**Supplied entries:**
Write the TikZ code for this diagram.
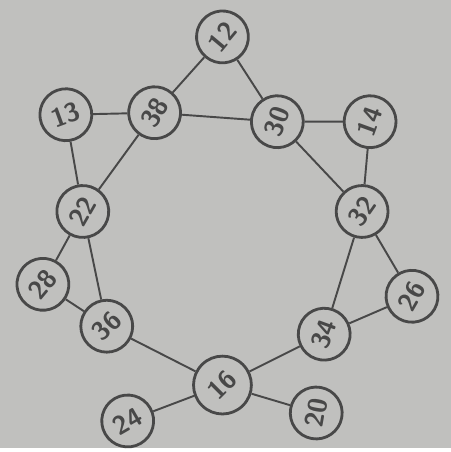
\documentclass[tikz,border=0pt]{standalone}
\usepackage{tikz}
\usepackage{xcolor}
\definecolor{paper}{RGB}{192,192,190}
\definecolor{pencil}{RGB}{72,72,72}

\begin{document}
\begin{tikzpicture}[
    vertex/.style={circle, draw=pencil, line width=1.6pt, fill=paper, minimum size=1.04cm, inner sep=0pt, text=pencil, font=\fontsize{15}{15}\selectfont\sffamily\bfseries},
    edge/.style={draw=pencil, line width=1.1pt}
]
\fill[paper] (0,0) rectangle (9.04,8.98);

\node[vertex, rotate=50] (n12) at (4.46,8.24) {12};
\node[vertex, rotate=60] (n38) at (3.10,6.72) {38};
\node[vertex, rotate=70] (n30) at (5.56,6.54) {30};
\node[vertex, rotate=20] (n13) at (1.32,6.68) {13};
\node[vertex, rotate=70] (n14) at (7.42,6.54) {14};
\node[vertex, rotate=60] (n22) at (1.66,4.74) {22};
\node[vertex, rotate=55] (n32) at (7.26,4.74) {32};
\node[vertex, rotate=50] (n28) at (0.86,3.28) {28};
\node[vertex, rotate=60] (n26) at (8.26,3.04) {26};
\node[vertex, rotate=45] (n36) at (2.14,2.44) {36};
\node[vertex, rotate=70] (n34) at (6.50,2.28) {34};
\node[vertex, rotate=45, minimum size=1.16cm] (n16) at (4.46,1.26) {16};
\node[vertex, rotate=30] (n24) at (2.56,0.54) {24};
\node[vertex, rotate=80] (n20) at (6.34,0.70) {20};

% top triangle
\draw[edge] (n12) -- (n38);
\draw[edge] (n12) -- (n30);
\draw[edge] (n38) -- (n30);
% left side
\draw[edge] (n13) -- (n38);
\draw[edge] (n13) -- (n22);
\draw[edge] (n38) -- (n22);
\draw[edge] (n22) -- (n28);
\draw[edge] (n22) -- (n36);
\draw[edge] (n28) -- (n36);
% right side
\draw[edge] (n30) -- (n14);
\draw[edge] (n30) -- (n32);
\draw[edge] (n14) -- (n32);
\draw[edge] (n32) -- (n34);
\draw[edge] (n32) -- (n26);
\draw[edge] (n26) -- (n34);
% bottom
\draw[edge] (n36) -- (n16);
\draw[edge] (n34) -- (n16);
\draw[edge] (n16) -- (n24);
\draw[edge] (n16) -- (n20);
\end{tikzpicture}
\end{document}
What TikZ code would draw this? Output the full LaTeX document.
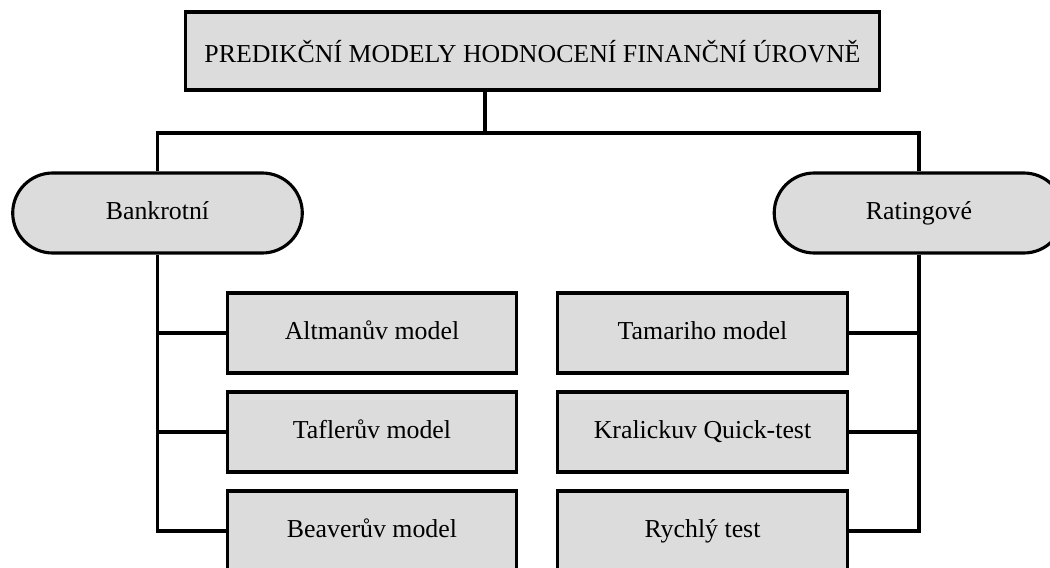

**Work required:** Reproduce the records above from their first line to the line bearing "(0,0) rectangle (9.04,8.98);", both ends included, leaving every picture out.

**Result:**
Write the TikZ code for this diagram.
\documentclass[tikz,border=0pt]{standalone}
\usepackage{tikz}
\usepackage{xcolor}
\definecolor{paper}{RGB}{192,192,190}
\definecolor{pencil}{RGB}{72,72,72}

\begin{document}
\begin{tikzpicture}[
    vertex/.style={circle, draw=pencil, line width=1.6pt, fill=paper, minimum size=1.04cm, inner sep=0pt, text=pencil, font=\fontsize{15}{15}\selectfont\sffamily\bfseries},
    edge/.style={draw=pencil, line width=1.1pt}
]
\fill[paper] (0,0) rectangle (9.04,8.98);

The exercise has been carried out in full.